A witness is somebody who has firsthand knowledge about an event. They have seen something pertaining to the event, such as the signing of a document, a birth, a marriage, a death, a crime, etc. If they have seen an event firsthand they are known as an "eye-witness."
In the case of a marriage record, the witnesses may be relatives to the bride or groom. They may be friends of either of them or perhaps somebody in the courthouse who agreed to witness the marriage by a judge. The witness may also be the wife of the minister. When considering these various possibilities, be sure you investigate the witness during the time period of the event. Taking the time to do this might reveal more information about the bride and groom.
A person who receives either real or personal property by a will, cannot witness it. That does not mean the person witnessing it is not related to the testator. They may be distant relatives. Then again they may not be relatives or even close acquaintances. Depending upon the circumstances at the time of the will, a witness might have been summoned from the community. They may be a cascual acquaintance of the testator, but were qualified to witness that he or she created the will, agreed to the terms of the will and signed it. Do not assume there is no relationship. Always go one step further and look at other area records for clues.
Once the will was brought into court for probate, one or more witnesses were asked to testify that they had actually witnessed the testator sign (or place a mark) on the document. If the witnesses were not available, somebody who was present at the time of the signing of the will, would be asked to testify that they were present and saw the testator sign or mark the will.
Do not overlook contested wills.
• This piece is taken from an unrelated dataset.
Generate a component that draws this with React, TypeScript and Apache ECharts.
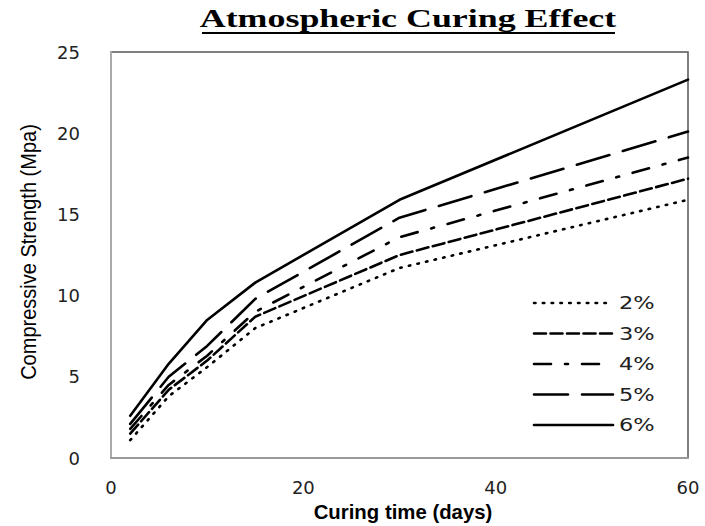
import React, { useEffect, useRef } from "react";
import * as echarts from "echarts";

const days = [2, 6, 10, 15, 30, 60];
const seriesNames = ["2%", "3%", "4%", "5%", "6%"];
const s2 = [1.1, 3.8, 5.6, 8.0, 11.7, 15.9];
const s3 = [1.5, 4.2, 6.0, 8.7, 12.5, 17.2];
const s4 = [1.8, 4.5, 6.3, 9.0, 13.6, 18.5];
const s5 = [2.1, 5.0, 6.9, 9.8, 14.8, 20.1];
const s6 = [2.6, 5.8, 8.5, 10.8, 15.9, 23.3];
const allValues = [s2, s3, s4, s5, s6];
const dashTypes: any[] = [[1.5, 7.3], [12, 4.5], [17, 14, 3, 14], [34, 14], "solid"];
const legendDash: any[] = [[1.5, 7.3], [12, 4.5], [17, 14, 3, 14], [34, 14], null];

export default function App() {
  const ref = useRef<HTMLDivElement>(null);
  useEffect(() => {
    const chart = echarts.init(ref.current!, null, { renderer: "svg" });
    const series = allValues.map((vals, i) => ({
      name: seriesNames[i],
      type: "line",
      symbol: "none",
      data: vals.map((v, j) => [days[j], v]),
      lineStyle: { color: "#000", width: 2.6, type: dashTypes[i], cap: "round" },
      itemStyle: { color: "#000" },
    }));
    const legendTop = 303;
    const legendGap = 30.5;
    const legendGraphics: any[] = [];
    seriesNames.forEach((name, i) => {
      const y = legendTop + i * legendGap;
      legendGraphics.push({
        type: "line",
        shape: { x1: 534, y1: y, x2: 613, y2: y },
        style: {
          stroke: "#000",
          lineWidth: 2.6,
          lineDash: legendDash[i] || undefined,
          lineCap: "round",
        },
      });
      legendGraphics.push({
        type: "text",
        x: 619,
        y: y,
        scaleX: 1.25,
        style: {
          text: name,
          font: "18px 'DejaVu Sans'",
          fill: "#222",
          textAlign: "left",
          textVerticalAlign: "middle",
        },
      });
    });
    chart.setOption({
      animation: false,
      backgroundColor: "#fff",
      grid: { left: 111, top: 52, right: 17, bottom: 68, show: true, borderColor: "#555", borderWidth: 1.5 },
      xAxis: {
        type: "value",
        min: 0,
        max: 60,
        interval: 20,
        splitLine: { show: false },
        axisTick: { show: false },
        axisLine: { show: true, lineStyle: { color: "#999", width: 2 } },
        axisLabel: { margin: 20, fontSize: 18, color: "#222", fontFamily: "DejaVu Sans" },
      },
      yAxis: {
        type: "value",
        min: 0,
        max: 25,
        interval: 5,
        splitLine: { show: false },
        axisTick: { show: false },
        axisLine: { show: true, lineStyle: { color: "#aaa", width: 2 } },
        axisLabel: { margin: 31, fontSize: 18, color: "#222", fontFamily: "DejaVu Sans" },
      },
      graphic: [
        {
          type: "text",
          x: 408,
          y: 18,
          scaleX: 1.38,
          style: {
            text: "Atmospheric Curing Effect",
            font: "bold 26px 'Liberation Serif'",
            fill: "#000",
            textAlign: "center",
            textVerticalAlign: "middle",
          },
        },
        {
          type: "line",
          shape: { x1: 202, y1: 33, x2: 615, y2: 33 },
          style: { stroke: "#000", lineWidth: 2 },
        },
        {
          type: "text",
          x: 403,
          y: 511,
          scaleX: 0.97,
          style: {
            text: "Curing time (days)",
            font: "bold 21px 'Liberation Sans'",
            fill: "#000",
            textAlign: "center",
            textVerticalAlign: "middle",
          },
        },
        {
          type: "text",
          x: 28,
          y: 252,
          rotation: Math.PI / 2,
          scaleX: 0.91,
          style: {
            text: "Compressive Strength (Mpa)",
            font: "22px 'Liberation Sans'",
            fill: "#000",
            textAlign: "center",
            textVerticalAlign: "middle",
          },
        },
        ...legendGraphics,
      ],
      series,
    });
    return () => chart.dispose();
  }, []);
  return <div ref={ref} style={{ width: 705, height: 526, position: "absolute", left: 0, top: 0 }} />;
}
Particularly if there was no pre-marital agreement or if descendants of the deceased were unhappy with the will, it may be contested. This will normally be done in the court (county) where it was probated. At that time the witnesses were summoned to testify and there may be more information in the court file as to their relationships.
Court records, civil and criminal, will contain documents of testimony by witnesses. They will be sworn to tell the truth. Most courts reimbursed the witnesses. There may be complete testimonies in the court records, but if not look for witness books and lists of names of witnesses. The witness testifying may provide evidence for or against the plaintiff or defendant. There may be a relationship between them.
Witnesses are shown on land records. They may be relatives, neighbors or acquaintances. If they are neighbors, did they arrive in the area at the same time? Did they have the same former location? While not a firm rule, many times in the 1800s a woman's father signed the mortgage to cover the loan for the property. He may have carried the loan.
You may see the word Jurat after the name of a witness. This means that the person swore on oath or affirmation. If they have affirmed instead of swearing on oath, this is a significant clue that they may have been Quaker. At that point you need to begin looking at Quaker records.
The legal age varied within the colonies and then within the states. However, to witness documents, normally a male had to be at least fourteen years of age and a female at least twelve years of age.
The normal death certificate, contains no place for a witness to the death, unless it was by the physician or hospital/clinical staff. The informant did not witness the birth of the person and may not have been present at the death. The information needs to be verified. In the case of deaths investigated by a coroner's jury, the records will contain depositions from witnesses. Normally they will be people or a person who was present when the death occurred. However, do not rule out the possibility that there is a relationship.
Take the time to investigate witness relationships. They may provide the clues you need, the missing link to your ancestry and are well worth the extra time.